Directions for this task:
Each line of the material must be returned exactly.

Collected material:
---

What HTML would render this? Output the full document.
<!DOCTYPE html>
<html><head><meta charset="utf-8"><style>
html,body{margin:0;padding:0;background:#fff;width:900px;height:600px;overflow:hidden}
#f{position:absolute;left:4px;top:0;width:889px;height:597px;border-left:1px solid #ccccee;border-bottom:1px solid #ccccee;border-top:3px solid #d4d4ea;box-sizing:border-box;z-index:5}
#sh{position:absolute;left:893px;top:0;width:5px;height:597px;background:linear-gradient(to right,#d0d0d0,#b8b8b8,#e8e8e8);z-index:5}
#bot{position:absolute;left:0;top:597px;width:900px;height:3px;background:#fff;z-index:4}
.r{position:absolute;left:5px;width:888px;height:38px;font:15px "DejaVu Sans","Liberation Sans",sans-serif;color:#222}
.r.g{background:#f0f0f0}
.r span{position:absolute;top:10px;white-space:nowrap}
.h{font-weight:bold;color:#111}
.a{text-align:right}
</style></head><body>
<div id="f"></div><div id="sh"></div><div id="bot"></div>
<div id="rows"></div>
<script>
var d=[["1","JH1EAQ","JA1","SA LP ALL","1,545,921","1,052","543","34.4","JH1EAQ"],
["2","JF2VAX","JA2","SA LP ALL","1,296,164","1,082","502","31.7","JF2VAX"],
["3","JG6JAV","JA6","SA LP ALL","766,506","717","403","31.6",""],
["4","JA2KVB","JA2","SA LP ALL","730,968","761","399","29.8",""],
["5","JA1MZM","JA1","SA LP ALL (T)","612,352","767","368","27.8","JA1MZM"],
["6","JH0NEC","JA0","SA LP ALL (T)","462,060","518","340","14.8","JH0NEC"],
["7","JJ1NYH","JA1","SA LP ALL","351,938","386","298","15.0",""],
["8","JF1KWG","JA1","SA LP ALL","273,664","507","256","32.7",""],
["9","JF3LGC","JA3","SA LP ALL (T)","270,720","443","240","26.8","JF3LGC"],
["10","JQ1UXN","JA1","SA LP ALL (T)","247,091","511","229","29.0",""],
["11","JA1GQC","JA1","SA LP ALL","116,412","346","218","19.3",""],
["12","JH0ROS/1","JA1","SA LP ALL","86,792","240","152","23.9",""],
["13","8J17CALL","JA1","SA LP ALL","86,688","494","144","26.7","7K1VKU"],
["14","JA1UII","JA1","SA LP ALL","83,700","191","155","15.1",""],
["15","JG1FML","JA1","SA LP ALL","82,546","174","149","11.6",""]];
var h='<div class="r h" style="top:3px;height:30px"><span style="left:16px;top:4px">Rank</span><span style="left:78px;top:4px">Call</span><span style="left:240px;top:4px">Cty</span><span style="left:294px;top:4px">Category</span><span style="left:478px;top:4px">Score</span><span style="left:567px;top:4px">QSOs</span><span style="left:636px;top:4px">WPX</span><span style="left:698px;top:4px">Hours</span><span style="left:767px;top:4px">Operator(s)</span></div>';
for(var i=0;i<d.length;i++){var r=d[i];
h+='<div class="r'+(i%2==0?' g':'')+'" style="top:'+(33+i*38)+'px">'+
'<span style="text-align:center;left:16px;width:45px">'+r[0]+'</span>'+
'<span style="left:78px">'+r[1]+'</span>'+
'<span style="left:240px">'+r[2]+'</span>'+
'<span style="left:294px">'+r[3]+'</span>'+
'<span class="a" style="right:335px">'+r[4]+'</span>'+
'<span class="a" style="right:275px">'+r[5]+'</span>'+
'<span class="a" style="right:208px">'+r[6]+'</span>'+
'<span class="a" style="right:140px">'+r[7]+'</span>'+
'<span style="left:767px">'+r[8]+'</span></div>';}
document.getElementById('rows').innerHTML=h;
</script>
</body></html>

---

Complete output:
What HTML would render this? Output the full document.
<!DOCTYPE html>
<html><head><meta charset="utf-8"><style>
html,body{margin:0;padding:0;background:#fff;width:900px;height:600px;overflow:hidden}
#f{position:absolute;left:4px;top:0;width:889px;height:597px;border-left:1px solid #ccccee;border-bottom:1px solid #ccccee;border-top:3px solid #d4d4ea;box-sizing:border-box;z-index:5}
#sh{position:absolute;left:893px;top:0;width:5px;height:597px;background:linear-gradient(to right,#d0d0d0,#b8b8b8,#e8e8e8);z-index:5}
#bot{position:absolute;left:0;top:597px;width:900px;height:3px;background:#fff;z-index:4}
.r{position:absolute;left:5px;width:888px;height:38px;font:15px "DejaVu Sans","Liberation Sans",sans-serif;color:#222}
.r.g{background:#f0f0f0}
.r span{position:absolute;top:10px;white-space:nowrap}
.h{font-weight:bold;color:#111}
.a{text-align:right}
</style></head><body>
<div id="f"></div><div id="sh"></div><div id="bot"></div>
<div id="rows"></div>
<script>
var d=[["1","JH1EAQ","JA1","SA LP ALL","1,545,921","1,052","543","34.4","JH1EAQ"],
["2","JF2VAX","JA2","SA LP ALL","1,296,164","1,082","502","31.7","JF2VAX"],
["3","JG6JAV","JA6","SA LP ALL","766,506","717","403","31.6",""],
["4","JA2KVB","JA2","SA LP ALL","730,968","761","399","29.8",""],
["5","JA1MZM","JA1","SA LP ALL (T)","612,352","767","368","27.8","JA1MZM"],
["6","JH0NEC","JA0","SA LP ALL (T)","462,060","518","340","14.8","JH0NEC"],
["7","JJ1NYH","JA1","SA LP ALL","351,938","386","298","15.0",""],
["8","JF1KWG","JA1","SA LP ALL","273,664","507","256","32.7",""],
["9","JF3LGC","JA3","SA LP ALL (T)","270,720","443","240","26.8","JF3LGC"],
["10","JQ1UXN","JA1","SA LP ALL (T)","247,091","511","229","29.0",""],
["11","JA1GQC","JA1","SA LP ALL","116,412","346","218","19.3",""],
["12","JH0ROS/1","JA1","SA LP ALL","86,792","240","152","23.9",""],
["13","8J17CALL","JA1","SA LP ALL","86,688","494","144","26.7","7K1VKU"],
["14","JA1UII","JA1","SA LP ALL","83,700","191","155","15.1",""],
["15","JG1FML","JA1","SA LP ALL","82,546","174","149","11.6",""]];
var h='<div class="r h" style="top:3px;height:30px"><span style="left:16px;top:4px">Rank</span><span style="left:78px;top:4px">Call</span><span style="left:240px;top:4px">Cty</span><span style="left:294px;top:4px">Category</span><span style="left:478px;top:4px">Score</span><span style="left:567px;top:4px">QSOs</span><span style="left:636px;top:4px">WPX</span><span style="left:698px;top:4px">Hours</span><span style="left:767px;top:4px">Operator(s)</span></div>';
for(var i=0;i<d.length;i++){var r=d[i];
h+='<div class="r'+(i%2==0?' g':'')+'" style="top:'+(33+i*38)+'px">'+
'<span style="text-align:center;left:16px;width:45px">'+r[0]+'</span>'+
'<span style="left:78px">'+r[1]+'</span>'+
'<span style="left:240px">'+r[2]+'</span>'+
'<span style="left:294px">'+r[3]+'</span>'+
'<span class="a" style="right:335px">'+r[4]+'</span>'+
'<span class="a" style="right:275px">'+r[5]+'</span>'+
'<span class="a" style="right:208px">'+r[6]+'</span>'+
'<span class="a" style="right:140px">'+r[7]+'</span>'+
'<span style="left:767px">'+r[8]+'</span></div>';}
document.getElementById('rows').innerHTML=h;
</script>
</body></html>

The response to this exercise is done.